= TASK INSTRUCTIONS =
The required output consists solely of the lines from the top of the listing through the line containing "241.4, 7.6, 41.0, 77.9, 81.9]", transcribed exactly.

= SOURCE DATA =
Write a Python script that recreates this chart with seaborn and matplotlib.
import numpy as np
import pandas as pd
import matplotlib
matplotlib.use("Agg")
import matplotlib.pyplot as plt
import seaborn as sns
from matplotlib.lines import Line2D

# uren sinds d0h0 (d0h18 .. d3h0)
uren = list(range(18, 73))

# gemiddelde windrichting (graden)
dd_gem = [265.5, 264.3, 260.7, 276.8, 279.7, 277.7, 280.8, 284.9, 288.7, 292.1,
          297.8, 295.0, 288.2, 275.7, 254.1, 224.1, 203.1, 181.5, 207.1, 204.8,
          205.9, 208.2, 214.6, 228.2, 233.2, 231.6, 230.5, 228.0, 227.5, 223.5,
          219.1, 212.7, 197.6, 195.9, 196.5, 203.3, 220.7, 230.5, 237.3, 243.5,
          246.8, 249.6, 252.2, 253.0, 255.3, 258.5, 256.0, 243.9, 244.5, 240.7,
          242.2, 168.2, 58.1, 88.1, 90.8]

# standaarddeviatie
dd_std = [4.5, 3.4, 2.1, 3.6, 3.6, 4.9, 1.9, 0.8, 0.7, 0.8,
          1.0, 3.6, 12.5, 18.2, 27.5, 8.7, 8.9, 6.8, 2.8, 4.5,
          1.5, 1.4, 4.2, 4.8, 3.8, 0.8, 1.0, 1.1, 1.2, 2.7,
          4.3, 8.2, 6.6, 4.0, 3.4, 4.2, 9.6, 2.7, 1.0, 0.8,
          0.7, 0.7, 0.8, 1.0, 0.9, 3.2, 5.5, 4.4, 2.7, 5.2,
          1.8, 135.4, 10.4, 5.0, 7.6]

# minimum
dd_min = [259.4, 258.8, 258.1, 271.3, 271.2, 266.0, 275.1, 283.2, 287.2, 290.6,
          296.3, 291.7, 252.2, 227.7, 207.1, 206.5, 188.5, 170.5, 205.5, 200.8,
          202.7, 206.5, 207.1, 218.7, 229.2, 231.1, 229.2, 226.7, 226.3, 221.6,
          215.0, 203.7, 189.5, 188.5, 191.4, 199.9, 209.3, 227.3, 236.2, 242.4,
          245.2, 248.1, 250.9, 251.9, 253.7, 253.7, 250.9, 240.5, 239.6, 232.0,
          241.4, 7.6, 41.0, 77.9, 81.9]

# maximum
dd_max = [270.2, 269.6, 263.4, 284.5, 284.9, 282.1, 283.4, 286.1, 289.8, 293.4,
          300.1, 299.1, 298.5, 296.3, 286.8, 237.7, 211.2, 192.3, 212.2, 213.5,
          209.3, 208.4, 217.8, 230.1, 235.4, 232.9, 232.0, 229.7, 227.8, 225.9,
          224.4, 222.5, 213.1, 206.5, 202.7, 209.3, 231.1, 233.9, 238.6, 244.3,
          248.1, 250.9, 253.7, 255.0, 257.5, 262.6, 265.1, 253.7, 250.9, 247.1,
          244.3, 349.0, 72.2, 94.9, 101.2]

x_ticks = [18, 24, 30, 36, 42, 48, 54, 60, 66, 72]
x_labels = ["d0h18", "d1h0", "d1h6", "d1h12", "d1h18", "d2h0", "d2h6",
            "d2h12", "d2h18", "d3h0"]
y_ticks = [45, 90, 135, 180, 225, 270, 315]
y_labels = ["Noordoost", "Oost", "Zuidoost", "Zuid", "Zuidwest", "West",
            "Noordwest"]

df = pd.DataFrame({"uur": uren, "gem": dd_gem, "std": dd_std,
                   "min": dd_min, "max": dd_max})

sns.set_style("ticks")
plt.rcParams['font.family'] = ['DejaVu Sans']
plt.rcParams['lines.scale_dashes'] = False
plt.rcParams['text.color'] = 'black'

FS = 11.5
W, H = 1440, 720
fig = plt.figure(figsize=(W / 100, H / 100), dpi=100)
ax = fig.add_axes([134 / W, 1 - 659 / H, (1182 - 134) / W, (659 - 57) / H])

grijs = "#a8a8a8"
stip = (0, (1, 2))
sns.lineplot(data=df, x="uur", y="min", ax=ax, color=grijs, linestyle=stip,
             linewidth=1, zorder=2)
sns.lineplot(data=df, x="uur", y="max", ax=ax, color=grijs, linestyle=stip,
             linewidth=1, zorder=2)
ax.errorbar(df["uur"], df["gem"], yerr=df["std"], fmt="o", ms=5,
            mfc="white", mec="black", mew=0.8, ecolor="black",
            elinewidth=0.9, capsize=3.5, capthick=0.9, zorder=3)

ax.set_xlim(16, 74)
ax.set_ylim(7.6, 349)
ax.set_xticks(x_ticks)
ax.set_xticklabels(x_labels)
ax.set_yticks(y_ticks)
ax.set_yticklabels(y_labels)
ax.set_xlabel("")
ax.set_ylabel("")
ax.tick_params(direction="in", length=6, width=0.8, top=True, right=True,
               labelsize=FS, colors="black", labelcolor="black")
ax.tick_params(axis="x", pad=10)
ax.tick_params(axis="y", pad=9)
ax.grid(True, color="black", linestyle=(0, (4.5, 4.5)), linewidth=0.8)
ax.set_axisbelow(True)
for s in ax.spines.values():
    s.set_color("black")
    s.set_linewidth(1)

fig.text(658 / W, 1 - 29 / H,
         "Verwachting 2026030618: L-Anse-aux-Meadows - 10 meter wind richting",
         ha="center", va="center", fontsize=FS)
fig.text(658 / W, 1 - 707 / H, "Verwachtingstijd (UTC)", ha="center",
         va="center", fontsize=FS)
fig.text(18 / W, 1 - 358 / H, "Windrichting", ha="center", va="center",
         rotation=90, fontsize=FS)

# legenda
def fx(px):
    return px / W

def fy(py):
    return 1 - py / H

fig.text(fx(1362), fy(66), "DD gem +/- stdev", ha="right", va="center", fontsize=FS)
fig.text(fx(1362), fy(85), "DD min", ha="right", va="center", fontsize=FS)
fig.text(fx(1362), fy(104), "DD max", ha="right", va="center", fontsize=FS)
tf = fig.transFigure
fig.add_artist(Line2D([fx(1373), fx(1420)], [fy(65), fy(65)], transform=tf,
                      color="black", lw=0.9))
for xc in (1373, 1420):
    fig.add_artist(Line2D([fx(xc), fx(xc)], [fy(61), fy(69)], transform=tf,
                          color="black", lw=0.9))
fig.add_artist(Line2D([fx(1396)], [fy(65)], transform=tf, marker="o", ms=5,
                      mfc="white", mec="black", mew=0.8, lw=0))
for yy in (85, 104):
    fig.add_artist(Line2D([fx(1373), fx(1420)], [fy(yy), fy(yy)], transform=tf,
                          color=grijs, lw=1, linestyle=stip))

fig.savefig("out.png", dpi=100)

= FINISHED ANSWER =
Write a Python script that recreates this chart with seaborn and matplotlib.
import numpy as np
import pandas as pd
import matplotlib
matplotlib.use("Agg")
import matplotlib.pyplot as plt
import seaborn as sns
from matplotlib.lines import Line2D

# uren sinds d0h0 (d0h18 .. d3h0)
uren = list(range(18, 73))

# gemiddelde windrichting (graden)
dd_gem = [265.5, 264.3, 260.7, 276.8, 279.7, 277.7, 280.8, 284.9, 288.7, 292.1,
          297.8, 295.0, 288.2, 275.7, 254.1, 224.1, 203.1, 181.5, 207.1, 204.8,
          205.9, 208.2, 214.6, 228.2, 233.2, 231.6, 230.5, 228.0, 227.5, 223.5,
          219.1, 212.7, 197.6, 195.9, 196.5, 203.3, 220.7, 230.5, 237.3, 243.5,
          246.8, 249.6, 252.2, 253.0, 255.3, 258.5, 256.0, 243.9, 244.5, 240.7,
          242.2, 168.2, 58.1, 88.1, 90.8]

# standaarddeviatie
dd_std = [4.5, 3.4, 2.1, 3.6, 3.6, 4.9, 1.9, 0.8, 0.7, 0.8,
          1.0, 3.6, 12.5, 18.2, 27.5, 8.7, 8.9, 6.8, 2.8, 4.5,
          1.5, 1.4, 4.2, 4.8, 3.8, 0.8, 1.0, 1.1, 1.2, 2.7,
          4.3, 8.2, 6.6, 4.0, 3.4, 4.2, 9.6, 2.7, 1.0, 0.8,
          0.7, 0.7, 0.8, 1.0, 0.9, 3.2, 5.5, 4.4, 2.7, 5.2,
          1.8, 135.4, 10.4, 5.0, 7.6]

# minimum
dd_min = [259.4, 258.8, 258.1, 271.3, 271.2, 266.0, 275.1, 283.2, 287.2, 290.6,
          296.3, 291.7, 252.2, 227.7, 207.1, 206.5, 188.5, 170.5, 205.5, 200.8,
          202.7, 206.5, 207.1, 218.7, 229.2, 231.1, 229.2, 226.7, 226.3, 221.6,
          215.0, 203.7, 189.5, 188.5, 191.4, 199.9, 209.3, 227.3, 236.2, 242.4,
          245.2, 248.1, 250.9, 251.9, 253.7, 253.7, 250.9, 240.5, 239.6, 232.0,
          241.4, 7.6, 41.0, 77.9, 81.9]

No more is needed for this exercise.